DATASET EXTRACT
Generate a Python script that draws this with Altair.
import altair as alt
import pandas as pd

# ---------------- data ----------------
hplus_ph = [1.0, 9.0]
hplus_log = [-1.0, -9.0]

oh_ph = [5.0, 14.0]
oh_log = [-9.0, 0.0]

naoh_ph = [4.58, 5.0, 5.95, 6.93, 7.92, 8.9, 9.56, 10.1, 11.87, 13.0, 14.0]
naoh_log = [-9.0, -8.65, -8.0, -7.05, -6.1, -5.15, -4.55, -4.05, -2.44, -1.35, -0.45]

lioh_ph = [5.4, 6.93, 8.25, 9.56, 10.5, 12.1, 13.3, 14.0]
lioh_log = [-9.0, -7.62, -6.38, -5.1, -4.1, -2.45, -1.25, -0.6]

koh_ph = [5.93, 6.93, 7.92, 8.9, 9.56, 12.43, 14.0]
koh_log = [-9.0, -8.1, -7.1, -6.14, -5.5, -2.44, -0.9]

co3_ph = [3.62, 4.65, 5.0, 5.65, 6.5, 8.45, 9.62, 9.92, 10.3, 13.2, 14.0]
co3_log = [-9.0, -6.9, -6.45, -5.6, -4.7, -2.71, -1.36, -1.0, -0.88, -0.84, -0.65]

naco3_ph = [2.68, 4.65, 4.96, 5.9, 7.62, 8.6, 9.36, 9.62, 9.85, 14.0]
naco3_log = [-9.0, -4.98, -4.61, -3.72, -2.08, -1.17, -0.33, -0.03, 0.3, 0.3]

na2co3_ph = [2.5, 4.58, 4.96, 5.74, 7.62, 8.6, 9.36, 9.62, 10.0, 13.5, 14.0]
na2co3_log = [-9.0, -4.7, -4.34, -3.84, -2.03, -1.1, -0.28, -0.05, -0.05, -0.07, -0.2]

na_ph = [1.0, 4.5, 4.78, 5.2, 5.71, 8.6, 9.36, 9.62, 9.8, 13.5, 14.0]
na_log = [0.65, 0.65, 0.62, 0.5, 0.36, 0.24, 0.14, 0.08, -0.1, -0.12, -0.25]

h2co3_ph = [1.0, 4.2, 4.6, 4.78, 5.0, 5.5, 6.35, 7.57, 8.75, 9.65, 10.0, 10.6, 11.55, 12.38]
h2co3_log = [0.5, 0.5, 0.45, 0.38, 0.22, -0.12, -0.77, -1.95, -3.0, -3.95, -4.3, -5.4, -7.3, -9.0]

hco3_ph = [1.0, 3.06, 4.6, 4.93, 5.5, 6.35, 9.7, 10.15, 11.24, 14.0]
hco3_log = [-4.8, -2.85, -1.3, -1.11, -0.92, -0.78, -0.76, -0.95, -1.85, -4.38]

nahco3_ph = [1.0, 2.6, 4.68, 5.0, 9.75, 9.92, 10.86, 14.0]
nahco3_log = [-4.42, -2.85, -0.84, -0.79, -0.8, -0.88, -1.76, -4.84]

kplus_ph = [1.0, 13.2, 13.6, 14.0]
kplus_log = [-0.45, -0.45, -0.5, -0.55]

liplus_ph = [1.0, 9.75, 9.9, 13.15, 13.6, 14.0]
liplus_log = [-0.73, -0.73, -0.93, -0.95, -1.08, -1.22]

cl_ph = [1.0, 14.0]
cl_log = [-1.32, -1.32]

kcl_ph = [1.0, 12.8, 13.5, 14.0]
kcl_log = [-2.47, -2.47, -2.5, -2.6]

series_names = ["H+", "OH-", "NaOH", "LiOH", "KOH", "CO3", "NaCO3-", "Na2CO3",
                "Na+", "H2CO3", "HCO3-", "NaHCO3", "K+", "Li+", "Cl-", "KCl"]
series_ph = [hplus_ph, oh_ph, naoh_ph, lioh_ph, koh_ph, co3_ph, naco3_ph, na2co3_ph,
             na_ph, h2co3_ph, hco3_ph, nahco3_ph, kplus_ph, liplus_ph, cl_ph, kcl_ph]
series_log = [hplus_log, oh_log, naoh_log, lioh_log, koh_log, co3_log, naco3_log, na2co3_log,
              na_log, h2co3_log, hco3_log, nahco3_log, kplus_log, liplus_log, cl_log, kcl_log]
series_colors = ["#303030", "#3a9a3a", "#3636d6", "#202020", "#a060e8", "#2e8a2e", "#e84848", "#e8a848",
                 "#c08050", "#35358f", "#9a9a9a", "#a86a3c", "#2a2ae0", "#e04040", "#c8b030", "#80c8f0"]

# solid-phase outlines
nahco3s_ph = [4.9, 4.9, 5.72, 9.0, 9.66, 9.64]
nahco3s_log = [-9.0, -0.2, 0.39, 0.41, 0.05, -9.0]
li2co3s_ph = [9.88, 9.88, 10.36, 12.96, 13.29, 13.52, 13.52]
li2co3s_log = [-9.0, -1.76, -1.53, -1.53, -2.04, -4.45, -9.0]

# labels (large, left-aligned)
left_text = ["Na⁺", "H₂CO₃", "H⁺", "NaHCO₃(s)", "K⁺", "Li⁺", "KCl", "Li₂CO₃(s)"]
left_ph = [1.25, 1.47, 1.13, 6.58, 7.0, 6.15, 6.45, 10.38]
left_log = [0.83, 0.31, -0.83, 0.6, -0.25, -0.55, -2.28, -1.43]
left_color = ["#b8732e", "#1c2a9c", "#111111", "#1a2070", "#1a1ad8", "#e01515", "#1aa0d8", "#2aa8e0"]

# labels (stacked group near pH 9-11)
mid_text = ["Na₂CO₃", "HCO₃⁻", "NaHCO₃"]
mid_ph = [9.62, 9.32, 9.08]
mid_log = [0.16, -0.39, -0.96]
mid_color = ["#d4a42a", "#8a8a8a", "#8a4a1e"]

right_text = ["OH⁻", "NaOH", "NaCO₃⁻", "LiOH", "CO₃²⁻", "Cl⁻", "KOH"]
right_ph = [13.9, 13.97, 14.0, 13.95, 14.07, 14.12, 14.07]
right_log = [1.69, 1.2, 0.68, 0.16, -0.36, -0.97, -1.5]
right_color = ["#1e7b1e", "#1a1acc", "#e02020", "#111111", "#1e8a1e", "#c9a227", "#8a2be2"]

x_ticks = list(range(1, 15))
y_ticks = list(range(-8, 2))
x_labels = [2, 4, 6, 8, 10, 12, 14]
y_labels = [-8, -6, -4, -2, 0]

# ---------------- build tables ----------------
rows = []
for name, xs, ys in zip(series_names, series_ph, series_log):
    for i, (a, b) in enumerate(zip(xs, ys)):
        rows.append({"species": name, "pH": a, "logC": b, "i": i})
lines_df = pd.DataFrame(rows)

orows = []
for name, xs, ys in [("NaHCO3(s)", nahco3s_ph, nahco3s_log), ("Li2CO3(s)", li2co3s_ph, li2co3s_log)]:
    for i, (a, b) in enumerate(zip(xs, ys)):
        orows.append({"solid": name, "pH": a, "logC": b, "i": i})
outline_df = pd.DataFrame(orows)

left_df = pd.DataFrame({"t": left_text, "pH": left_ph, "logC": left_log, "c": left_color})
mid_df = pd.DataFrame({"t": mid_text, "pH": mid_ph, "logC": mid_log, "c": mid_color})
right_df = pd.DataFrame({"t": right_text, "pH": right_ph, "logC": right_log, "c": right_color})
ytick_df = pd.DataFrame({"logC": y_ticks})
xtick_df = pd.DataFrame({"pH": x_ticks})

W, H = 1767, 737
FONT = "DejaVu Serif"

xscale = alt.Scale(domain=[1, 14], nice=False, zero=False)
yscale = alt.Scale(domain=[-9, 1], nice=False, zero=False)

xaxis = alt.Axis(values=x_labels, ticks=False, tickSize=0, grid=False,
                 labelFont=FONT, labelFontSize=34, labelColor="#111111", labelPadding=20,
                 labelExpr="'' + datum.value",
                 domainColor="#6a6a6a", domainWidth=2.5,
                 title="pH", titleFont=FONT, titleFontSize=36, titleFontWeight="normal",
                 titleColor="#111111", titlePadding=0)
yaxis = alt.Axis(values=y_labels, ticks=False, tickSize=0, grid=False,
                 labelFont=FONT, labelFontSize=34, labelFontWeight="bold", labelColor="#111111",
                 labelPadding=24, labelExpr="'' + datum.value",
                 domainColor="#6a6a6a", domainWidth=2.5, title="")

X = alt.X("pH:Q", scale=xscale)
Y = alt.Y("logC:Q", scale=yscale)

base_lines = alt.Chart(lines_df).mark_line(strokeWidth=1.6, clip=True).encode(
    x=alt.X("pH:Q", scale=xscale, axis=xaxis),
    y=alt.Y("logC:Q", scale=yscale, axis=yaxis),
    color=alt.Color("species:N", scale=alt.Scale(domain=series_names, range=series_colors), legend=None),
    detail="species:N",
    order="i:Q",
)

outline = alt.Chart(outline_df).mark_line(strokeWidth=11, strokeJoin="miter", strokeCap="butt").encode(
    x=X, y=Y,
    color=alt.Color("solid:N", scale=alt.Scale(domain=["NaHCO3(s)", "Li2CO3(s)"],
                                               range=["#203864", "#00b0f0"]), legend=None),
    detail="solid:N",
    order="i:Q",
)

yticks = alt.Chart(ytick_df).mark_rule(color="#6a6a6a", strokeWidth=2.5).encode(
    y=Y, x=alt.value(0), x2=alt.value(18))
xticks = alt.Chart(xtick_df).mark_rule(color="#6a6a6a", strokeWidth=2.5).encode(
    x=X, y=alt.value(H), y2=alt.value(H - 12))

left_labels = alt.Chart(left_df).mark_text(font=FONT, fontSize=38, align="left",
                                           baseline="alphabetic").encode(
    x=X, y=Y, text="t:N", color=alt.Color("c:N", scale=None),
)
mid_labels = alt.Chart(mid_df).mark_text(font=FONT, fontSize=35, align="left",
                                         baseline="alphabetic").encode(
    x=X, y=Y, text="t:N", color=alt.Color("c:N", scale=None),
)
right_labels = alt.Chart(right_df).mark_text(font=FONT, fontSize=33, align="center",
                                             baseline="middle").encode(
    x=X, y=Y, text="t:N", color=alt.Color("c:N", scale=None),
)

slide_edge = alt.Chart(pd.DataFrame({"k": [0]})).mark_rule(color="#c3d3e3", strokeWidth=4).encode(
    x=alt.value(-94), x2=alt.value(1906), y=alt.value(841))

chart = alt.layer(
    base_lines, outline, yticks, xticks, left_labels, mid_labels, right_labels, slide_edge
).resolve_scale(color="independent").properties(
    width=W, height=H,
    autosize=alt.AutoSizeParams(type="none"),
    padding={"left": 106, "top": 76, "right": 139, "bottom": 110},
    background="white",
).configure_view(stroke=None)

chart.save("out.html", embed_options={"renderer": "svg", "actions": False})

REQUIRED TASK
Print the material above verbatim, first line through the line containing "-2.44, -1.35, -0.45]", both included.

RESPONSE TO THIS EXERCISE
Generate a Python script that draws this with Altair.
import altair as alt
import pandas as pd

# ---------------- data ----------------
hplus_ph = [1.0, 9.0]
hplus_log = [-1.0, -9.0]

oh_ph = [5.0, 14.0]
oh_log = [-9.0, 0.0]

naoh_ph = [4.58, 5.0, 5.95, 6.93, 7.92, 8.9, 9.56, 10.1, 11.87, 13.0, 14.0]
naoh_log = [-9.0, -8.65, -8.0, -7.05, -6.1, -5.15, -4.55, -4.05, -2.44, -1.35, -0.45]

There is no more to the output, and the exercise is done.